EXERCISE PROMPT: Give back the full listing verbatim, apart from its images.
----- SUPPLIED INFORMATION -----
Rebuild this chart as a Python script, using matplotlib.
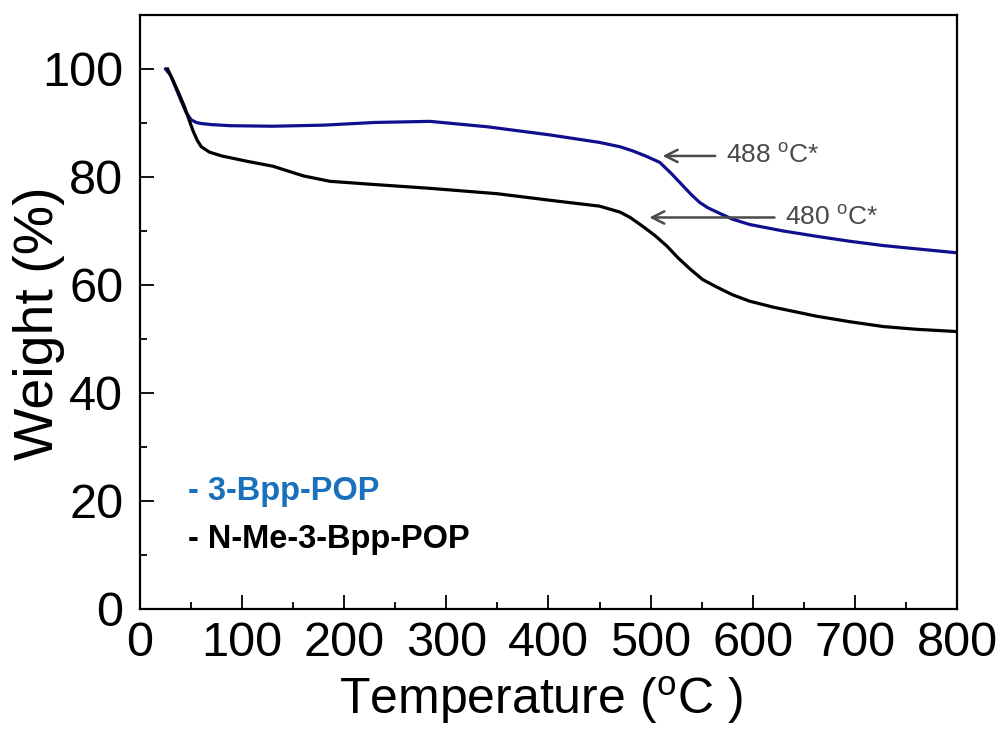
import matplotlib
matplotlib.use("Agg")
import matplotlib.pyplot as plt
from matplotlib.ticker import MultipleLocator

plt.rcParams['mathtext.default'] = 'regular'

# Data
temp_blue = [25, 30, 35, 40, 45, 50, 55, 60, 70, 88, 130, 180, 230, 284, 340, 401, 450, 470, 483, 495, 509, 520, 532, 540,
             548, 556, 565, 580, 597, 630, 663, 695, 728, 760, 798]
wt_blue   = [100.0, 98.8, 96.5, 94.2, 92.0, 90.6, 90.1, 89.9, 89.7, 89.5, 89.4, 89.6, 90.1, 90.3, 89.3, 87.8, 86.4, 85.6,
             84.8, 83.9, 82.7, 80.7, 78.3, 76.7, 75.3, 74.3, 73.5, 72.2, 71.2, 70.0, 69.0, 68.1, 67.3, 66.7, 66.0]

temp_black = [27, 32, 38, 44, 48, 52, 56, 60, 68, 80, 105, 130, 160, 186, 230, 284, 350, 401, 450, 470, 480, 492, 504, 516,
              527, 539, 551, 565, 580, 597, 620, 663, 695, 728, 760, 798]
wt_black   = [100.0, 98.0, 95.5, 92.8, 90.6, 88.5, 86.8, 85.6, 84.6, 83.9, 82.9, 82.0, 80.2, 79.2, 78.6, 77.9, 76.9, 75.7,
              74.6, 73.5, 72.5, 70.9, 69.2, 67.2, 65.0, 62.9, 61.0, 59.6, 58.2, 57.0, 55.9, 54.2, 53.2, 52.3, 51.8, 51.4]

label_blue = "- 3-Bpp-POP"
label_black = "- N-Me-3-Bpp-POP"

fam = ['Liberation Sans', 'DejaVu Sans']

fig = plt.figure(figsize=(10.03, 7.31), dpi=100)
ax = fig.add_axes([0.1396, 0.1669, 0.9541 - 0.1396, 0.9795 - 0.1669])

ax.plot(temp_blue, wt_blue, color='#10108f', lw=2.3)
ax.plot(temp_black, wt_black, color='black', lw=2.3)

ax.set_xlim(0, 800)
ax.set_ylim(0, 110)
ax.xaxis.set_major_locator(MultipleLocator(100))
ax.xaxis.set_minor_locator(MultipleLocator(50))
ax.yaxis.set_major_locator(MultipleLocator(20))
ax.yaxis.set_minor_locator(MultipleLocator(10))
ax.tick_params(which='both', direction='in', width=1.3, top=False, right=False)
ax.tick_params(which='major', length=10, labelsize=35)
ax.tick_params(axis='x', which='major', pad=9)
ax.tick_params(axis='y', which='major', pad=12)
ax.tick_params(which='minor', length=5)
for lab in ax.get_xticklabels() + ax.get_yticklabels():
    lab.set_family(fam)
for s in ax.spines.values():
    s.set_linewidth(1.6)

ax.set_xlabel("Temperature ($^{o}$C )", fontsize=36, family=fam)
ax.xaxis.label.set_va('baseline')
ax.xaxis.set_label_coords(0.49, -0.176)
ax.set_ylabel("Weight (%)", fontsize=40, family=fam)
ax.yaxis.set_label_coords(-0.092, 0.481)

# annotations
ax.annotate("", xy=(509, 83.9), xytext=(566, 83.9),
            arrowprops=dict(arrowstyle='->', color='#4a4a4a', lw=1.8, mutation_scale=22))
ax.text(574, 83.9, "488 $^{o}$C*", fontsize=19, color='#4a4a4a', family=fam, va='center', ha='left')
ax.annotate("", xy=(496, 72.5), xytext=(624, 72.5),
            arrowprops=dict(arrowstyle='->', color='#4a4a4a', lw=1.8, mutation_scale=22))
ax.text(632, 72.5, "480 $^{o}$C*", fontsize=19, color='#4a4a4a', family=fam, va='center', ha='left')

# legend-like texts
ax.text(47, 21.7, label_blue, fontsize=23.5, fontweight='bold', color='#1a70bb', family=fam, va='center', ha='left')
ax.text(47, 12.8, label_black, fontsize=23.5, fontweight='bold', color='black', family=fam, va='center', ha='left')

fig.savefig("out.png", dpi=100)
-----
SOLUTION TO THIS EXERCISE:
Rebuild this chart as a Python script, using matplotlib.
import matplotlib
matplotlib.use("Agg")
import matplotlib.pyplot as plt
from matplotlib.ticker import MultipleLocator

plt.rcParams['mathtext.default'] = 'regular'

# Data
temp_blue = [25, 30, 35, 40, 45, 50, 55, 60, 70, 88, 130, 180, 230, 284, 340, 401, 450, 470, 483, 495, 509, 520, 532, 540,
             548, 556, 565, 580, 597, 630, 663, 695, 728, 760, 798]
wt_blue   = [100.0, 98.8, 96.5, 94.2, 92.0, 90.6, 90.1, 89.9, 89.7, 89.5, 89.4, 89.6, 90.1, 90.3, 89.3, 87.8, 86.4, 85.6,
             84.8, 83.9, 82.7, 80.7, 78.3, 76.7, 75.3, 74.3, 73.5, 72.2, 71.2, 70.0, 69.0, 68.1, 67.3, 66.7, 66.0]

temp_black = [27, 32, 38, 44, 48, 52, 56, 60, 68, 80, 105, 130, 160, 186, 230, 284, 350, 401, 450, 470, 480, 492, 504, 516,
              527, 539, 551, 565, 580, 597, 620, 663, 695, 728, 760, 798]
wt_black   = [100.0, 98.0, 95.5, 92.8, 90.6, 88.5, 86.8, 85.6, 84.6, 83.9, 82.9, 82.0, 80.2, 79.2, 78.6, 77.9, 76.9, 75.7,
              74.6, 73.5, 72.5, 70.9, 69.2, 67.2, 65.0, 62.9, 61.0, 59.6, 58.2, 57.0, 55.9, 54.2, 53.2, 52.3, 51.8, 51.4]

label_blue = "- 3-Bpp-POP"
label_black = "- N-Me-3-Bpp-POP"

fam = ['Liberation Sans', 'DejaVu Sans']

fig = plt.figure(figsize=(10.03, 7.31), dpi=100)
ax = fig.add_axes([0.1396, 0.1669, 0.9541 - 0.1396, 0.9795 - 0.1669])

ax.plot(temp_blue, wt_blue, color='#10108f', lw=2.3)
ax.plot(temp_black, wt_black, color='black', lw=2.3)

ax.set_xlim(0, 800)
ax.set_ylim(0, 110)
ax.xaxis.set_major_locator(MultipleLocator(100))
ax.xaxis.set_minor_locator(MultipleLocator(50))
ax.yaxis.set_major_locator(MultipleLocator(20))
ax.yaxis.set_minor_locator(MultipleLocator(10))
ax.tick_params(which='both', direction='in', width=1.3, top=False, right=False)
ax.tick_params(which='major', length=10, labelsize=35)
ax.tick_params(axis='x', which='major', pad=9)
ax.tick_params(axis='y', which='major', pad=12)
ax.tick_params(which='minor', length=5)
for lab in ax.get_xticklabels() + ax.get_yticklabels():
    lab.set_family(fam)
for s in ax.spines.values():
    s.set_linewidth(1.6)

ax.set_xlabel("Temperature ($^{o}$C )", fontsize=36, family=fam)
ax.xaxis.label.set_va('baseline')
ax.xaxis.set_label_coords(0.49, -0.176)
ax.set_ylabel("Weight (%)", fontsize=40, family=fam)
ax.yaxis.set_label_coords(-0.092, 0.481)

# annotations
ax.annotate("", xy=(509, 83.9), xytext=(566, 83.9),
            arrowprops=dict(arrowstyle='->', color='#4a4a4a', lw=1.8, mutation_scale=22))
ax.text(574, 83.9, "488 $^{o}$C*", fontsize=19, color='#4a4a4a', family=fam, va='center', ha='left')
ax.annotate("", xy=(496, 72.5), xytext=(624, 72.5),
            arrowprops=dict(arrowstyle='->', color='#4a4a4a', lw=1.8, mutation_scale=22))
ax.text(632, 72.5, "480 $^{o}$C*", fontsize=19, color='#4a4a4a', family=fam, va='center', ha='left')

# legend-like texts
ax.text(47, 21.7, label_blue, fontsize=23.5, fontweight='bold', color='#1a70bb', family=fam, va='center', ha='left')
ax.text(47, 12.8, label_black, fontsize=23.5, fontweight='bold', color='black', family=fam, va='center', ha='left')

fig.savefig("out.png", dpi=100)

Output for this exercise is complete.